Die Speicherung von Telefon-Verbindungsdaten auf Vorrat müsse strenger geregelt werden, urteilt der EU-Gerichtshof. In der Schweiz bereitet das Parlament anderes vor: Datenspeicherung soll von sechs Monaten auf ein ganzes Jahr verlängert werden.
BRÜSSEL. Ist unser aller Privatleben «Gegenstand einer ständigen Überwachung»? Dieses Gefühl könnte die Schweizer und die EU-Bürger durchaus beschleichen, findet der Gerichtshof der Europäischen Union in einem gestern gefällten Urteil.
Sowohl in der Schweiz als auch in der EU werden die Verbindungsdaten der Telefone und Computer der Bürger ständig aufgezeichnet. In der EU bleiben sie bis zu zwei Jahre gespeichert, «ohne dass der Teilnehmer oder der registrierte Benutzer darüber informiert wird», wie das oberste EU-Gericht festhält.
Gespeichert werden zum Beispiel Zeitpunkt, Dauer und die angewählte Nummer eines Gesprächs, nicht aber das Gespräch selbst. Bei Mobiltelefonen kommt meistens der ungefähre Standort des Geräts hinzu.
Die gespeicherten Daten stehen der Justiz zur Aufklärung von schweren Straftaten zur Verfügung.
Der Gerichtshof kommt nun zu einem klaren Schluss: Die entsprechende Direktive der EU verstösst gegen die Grundrechte-Charta und ist darum ungültig. Grundsätzlich sei es zwar zulässig, die Verbindungsdaten speichern zu lassen, um schwere Verbrechen aufzuklären, findet der Gerichtshof. Doch weil das ein schwerer Eingriff in die Grundrechte sei, verlangt das Gericht dafür höhere Hürden, etwa eine zeitliche Beschränkung der Speicherung, zwingende Überprüfungen durch Richter und ein Einschränken der Missbrauchsrisiken.

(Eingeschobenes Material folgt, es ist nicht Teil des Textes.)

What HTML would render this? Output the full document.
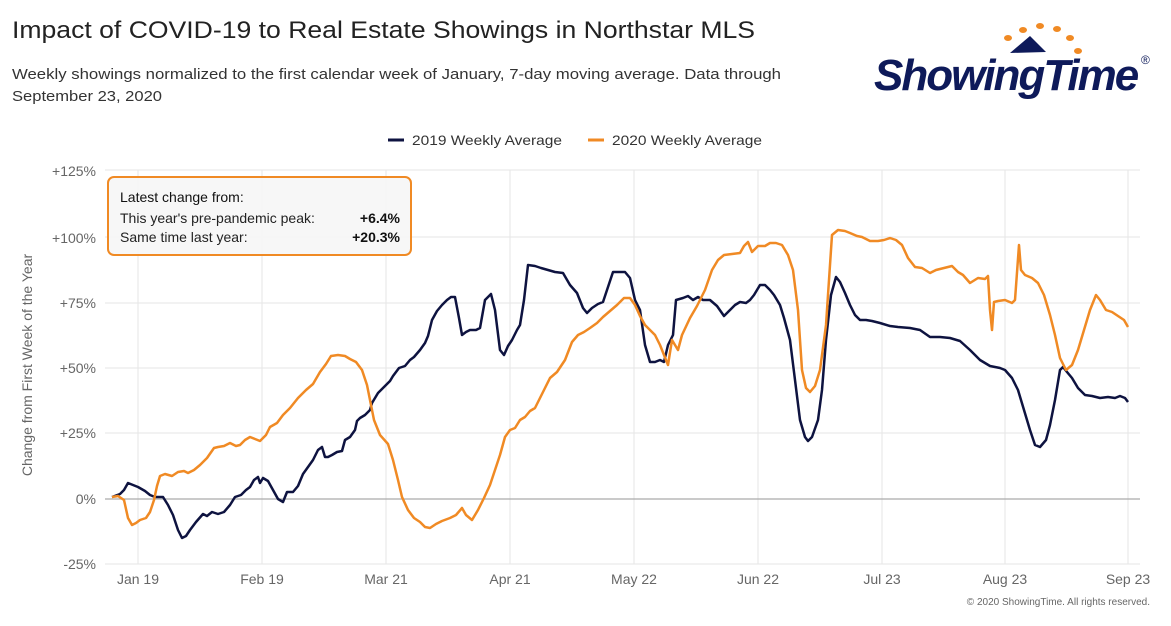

Der Urteilsspruch ändert vorerst nichts daran, dass in den EU-Staaten die Verbindungsdaten weiterhin gespeichert werden: Die EU-Direktive ist zwar ungültig, aber jedes Land hat zur Umsetzung ein eigenes Gesetz erlassen, das in Kraft bleibt. Im Umfeld der EU hält man eine Welle von Klagen in den verschiedenen Ländern für möglich, weil nationale Bürgerrechtsaktivisten die neue Ausgangslage testen könnten. Die EU-Kommission wird voraussichtlich versuchen, eine neue Vorlage zu schaffen, welche die Kritik des Gerichtshofs aufnimmt. Das dürfte allerdings erst nach den Wahlen geschehen und zu einer längeren Debatte führen.
Für die Schweiz hat der Rechtsspruch des Gerichtshofs keine rechtliche Wirkung. Politisch hingegen könnte er ein Signal sein. Der Bundesrat will mit der sogenannten Büpf-Vorlage die Verbindungsdaten nicht mehr wie bisher nur sechs Monate, sondern ein ganzes Jahr lang speichern lassen.
Der Zürcher FDP-Nationalrat und IT-Unternehmer Ruedi Noser, ein Gegner der Gesetzesrevision, sieht in dem Urteil EU-Unterstützung: «Damit sollte die Sache auch in der Schweiz vom Tisch sein», schrieb er gestern auf Twitter. Noser weiss aber, dass dies wohl ein frommer Wunsch ist: In der Frühlingssession hat der Ständerat die Ausweitung der Telefonüberwachung mit nur zwei Gegenstimmen – des Luzerners Georges Theiler und des Obwaldners Hans Hess – gutgeheissen.